Si le grand maître se portait ainsi pour défenseur de l’ordre, il allait prêter une grande force à la défense et sans doute compromettre le roi. Les commissaires l’engagèrent à délibérer mûrement. Ils lui firent lire sa déposition devant les cardinaux. Cette déposition n’émanait pas directement de lui-même ; par pudeur ou pour tout autre motif, il avait renvoyé les cardinaux à un frère servant qu’il chargeait de parler pour lui. Mais lorsqu’il fut devant la commission, et que les gens d’Église lui lurent à haute voix ces tristes aveux, le vieux chevalier ne put entendre de sang-froid de telles choses dites en face.
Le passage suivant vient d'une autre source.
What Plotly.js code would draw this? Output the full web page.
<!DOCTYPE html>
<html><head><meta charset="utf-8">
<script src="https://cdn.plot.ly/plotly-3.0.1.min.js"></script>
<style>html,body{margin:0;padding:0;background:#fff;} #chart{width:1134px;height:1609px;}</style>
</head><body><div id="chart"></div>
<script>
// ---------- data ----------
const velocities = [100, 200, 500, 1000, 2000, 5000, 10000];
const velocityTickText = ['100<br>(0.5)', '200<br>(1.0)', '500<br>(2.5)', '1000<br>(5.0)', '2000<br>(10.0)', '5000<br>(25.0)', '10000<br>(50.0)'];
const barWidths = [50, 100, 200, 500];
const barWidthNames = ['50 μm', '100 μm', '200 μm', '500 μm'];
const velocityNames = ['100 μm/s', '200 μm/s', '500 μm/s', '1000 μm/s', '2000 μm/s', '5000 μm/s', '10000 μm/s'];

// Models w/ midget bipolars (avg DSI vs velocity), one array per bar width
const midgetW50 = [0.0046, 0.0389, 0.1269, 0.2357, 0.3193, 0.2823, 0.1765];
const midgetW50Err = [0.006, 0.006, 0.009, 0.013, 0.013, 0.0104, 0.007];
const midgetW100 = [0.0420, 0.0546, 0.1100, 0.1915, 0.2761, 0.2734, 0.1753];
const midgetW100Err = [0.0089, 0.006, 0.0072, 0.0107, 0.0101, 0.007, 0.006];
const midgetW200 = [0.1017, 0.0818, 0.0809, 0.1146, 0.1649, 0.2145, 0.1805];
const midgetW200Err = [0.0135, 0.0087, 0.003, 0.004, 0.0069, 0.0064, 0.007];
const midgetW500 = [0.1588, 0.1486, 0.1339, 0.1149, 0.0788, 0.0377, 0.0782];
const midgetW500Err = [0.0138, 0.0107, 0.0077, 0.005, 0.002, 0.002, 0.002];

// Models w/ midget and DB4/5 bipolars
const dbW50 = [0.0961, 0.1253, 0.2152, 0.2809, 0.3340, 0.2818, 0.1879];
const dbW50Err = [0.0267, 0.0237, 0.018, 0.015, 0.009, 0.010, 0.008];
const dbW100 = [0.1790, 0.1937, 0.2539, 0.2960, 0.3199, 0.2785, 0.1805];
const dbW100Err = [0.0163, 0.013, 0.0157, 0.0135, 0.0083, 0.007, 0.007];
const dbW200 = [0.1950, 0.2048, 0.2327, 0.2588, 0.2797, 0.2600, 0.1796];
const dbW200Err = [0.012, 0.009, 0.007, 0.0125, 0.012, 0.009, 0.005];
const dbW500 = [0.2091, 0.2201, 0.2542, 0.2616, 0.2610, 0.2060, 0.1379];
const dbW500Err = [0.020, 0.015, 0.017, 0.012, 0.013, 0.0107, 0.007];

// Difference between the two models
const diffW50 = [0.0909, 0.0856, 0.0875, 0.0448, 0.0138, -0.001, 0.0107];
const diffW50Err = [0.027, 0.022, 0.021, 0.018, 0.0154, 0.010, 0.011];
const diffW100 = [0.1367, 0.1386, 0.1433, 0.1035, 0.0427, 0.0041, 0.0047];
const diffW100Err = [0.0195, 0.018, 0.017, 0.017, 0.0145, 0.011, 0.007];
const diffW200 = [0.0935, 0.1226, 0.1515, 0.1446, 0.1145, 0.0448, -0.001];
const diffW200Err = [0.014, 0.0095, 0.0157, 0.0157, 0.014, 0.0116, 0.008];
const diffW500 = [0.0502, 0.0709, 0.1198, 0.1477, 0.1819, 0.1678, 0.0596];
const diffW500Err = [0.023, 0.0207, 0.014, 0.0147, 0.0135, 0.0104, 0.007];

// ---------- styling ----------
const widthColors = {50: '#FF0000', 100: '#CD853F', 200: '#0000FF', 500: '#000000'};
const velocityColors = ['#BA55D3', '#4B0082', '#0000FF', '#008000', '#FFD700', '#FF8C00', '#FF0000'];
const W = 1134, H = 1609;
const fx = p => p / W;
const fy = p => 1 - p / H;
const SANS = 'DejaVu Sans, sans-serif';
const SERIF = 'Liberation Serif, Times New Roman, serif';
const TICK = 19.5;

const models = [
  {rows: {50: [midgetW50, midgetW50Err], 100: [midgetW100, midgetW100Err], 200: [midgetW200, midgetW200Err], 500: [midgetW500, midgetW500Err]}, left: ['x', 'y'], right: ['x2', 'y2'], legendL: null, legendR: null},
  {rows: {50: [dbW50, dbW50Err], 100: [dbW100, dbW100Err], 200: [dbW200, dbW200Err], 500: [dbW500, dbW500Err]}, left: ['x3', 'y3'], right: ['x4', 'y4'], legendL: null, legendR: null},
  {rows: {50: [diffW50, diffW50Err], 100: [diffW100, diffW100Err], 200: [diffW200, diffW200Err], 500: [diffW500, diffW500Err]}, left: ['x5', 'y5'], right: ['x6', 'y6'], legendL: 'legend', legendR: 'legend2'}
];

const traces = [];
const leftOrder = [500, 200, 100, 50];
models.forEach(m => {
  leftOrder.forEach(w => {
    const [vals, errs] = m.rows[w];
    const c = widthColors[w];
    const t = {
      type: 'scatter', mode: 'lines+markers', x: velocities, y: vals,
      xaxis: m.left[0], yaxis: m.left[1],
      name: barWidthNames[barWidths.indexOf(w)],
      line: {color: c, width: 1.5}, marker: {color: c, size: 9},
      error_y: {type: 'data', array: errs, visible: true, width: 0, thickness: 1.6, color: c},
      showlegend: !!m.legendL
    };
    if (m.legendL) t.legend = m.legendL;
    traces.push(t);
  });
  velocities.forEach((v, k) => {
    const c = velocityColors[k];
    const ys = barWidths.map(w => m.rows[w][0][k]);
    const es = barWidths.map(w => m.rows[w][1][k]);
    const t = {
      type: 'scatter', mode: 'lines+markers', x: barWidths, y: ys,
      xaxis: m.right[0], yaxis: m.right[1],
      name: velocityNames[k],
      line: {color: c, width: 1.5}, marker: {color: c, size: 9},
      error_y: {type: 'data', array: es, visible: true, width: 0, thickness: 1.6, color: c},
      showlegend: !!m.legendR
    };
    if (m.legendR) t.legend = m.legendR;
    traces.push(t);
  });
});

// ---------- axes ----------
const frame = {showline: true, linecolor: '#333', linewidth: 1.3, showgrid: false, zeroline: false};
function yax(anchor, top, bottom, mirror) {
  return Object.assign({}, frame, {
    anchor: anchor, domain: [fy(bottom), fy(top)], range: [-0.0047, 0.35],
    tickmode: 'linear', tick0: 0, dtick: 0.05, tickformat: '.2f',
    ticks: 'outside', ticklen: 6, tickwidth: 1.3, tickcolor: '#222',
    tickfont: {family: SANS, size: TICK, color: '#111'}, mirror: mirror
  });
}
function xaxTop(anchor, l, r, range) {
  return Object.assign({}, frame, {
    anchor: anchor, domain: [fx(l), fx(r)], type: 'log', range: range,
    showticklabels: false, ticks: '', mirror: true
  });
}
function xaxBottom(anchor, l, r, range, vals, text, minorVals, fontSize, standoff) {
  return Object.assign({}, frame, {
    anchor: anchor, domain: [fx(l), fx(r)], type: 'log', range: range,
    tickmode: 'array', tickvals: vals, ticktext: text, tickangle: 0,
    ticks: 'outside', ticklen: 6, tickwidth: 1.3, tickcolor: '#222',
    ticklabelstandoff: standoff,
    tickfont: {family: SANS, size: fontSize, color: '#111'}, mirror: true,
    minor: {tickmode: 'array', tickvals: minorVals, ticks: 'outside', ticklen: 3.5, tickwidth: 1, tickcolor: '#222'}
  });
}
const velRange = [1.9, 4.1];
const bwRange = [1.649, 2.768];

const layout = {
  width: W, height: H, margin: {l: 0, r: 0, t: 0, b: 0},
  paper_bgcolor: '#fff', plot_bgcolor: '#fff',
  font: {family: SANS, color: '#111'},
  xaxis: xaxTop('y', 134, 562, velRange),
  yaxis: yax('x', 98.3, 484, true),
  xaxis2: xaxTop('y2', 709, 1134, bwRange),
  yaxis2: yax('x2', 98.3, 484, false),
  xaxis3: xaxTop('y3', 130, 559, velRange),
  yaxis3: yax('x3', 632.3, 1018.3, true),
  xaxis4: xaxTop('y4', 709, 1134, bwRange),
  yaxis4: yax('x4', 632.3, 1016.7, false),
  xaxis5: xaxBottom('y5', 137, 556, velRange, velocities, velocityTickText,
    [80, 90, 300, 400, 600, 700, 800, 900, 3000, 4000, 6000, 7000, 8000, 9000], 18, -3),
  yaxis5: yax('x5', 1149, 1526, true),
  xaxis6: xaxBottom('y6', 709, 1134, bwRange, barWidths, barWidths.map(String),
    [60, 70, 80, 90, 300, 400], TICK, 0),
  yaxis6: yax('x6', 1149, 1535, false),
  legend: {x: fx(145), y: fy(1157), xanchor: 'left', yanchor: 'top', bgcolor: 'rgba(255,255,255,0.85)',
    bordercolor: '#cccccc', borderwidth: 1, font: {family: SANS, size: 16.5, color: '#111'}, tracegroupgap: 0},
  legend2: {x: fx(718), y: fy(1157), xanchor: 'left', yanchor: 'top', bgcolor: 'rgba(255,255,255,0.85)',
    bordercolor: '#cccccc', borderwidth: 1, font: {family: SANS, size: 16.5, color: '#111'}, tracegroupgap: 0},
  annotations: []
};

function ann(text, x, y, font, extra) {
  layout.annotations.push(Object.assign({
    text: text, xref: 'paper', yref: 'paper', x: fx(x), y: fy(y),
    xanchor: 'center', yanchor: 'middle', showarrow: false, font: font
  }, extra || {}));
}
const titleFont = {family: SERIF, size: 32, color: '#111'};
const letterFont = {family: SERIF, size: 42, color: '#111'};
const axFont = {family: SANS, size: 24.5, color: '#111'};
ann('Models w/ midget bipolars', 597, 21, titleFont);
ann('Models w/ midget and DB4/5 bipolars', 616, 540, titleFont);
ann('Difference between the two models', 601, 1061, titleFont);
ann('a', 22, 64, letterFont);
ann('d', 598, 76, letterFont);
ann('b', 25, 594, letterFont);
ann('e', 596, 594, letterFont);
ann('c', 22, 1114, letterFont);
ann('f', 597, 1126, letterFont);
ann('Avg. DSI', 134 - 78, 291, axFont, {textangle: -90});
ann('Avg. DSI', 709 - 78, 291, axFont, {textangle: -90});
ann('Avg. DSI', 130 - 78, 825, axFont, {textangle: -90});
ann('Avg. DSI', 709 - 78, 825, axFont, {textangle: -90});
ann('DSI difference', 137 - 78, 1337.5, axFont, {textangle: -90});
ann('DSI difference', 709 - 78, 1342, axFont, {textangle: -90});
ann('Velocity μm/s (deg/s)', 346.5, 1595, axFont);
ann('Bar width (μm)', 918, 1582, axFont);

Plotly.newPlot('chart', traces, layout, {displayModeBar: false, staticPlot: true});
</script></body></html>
Il fit le signe de la croix, et dit que si les seigneurs commissaires du pape[1] eussent été autres personnes, il aurait eu quelque chose à leur dire. Les commissaires répondirent qu’ils n’étaient pas gens à relever un gage de bataille. — « Ce n’est pas là ce que j’entends, dit le grand maître, mais plût à Dieu qu’en tel cas on observât contre les pervers la coutume des Sarrasins et des Tartares ; ils leur tranchent la tête ou les coupent par le milieu. »

Cette réponse fit sortir les commissaires de leur douceur ordinaire. Ils répondirent avec une froide dureté : « Ceux que l’Église trouve hérétiques, elle les juge hérétiques, et abandonne les obstinés au tribunal séculier. »

L’homme de Philippe-le-Bel, Plasian, assistait à

  1. M. Raynouard dit les cardinaux, mais à tort.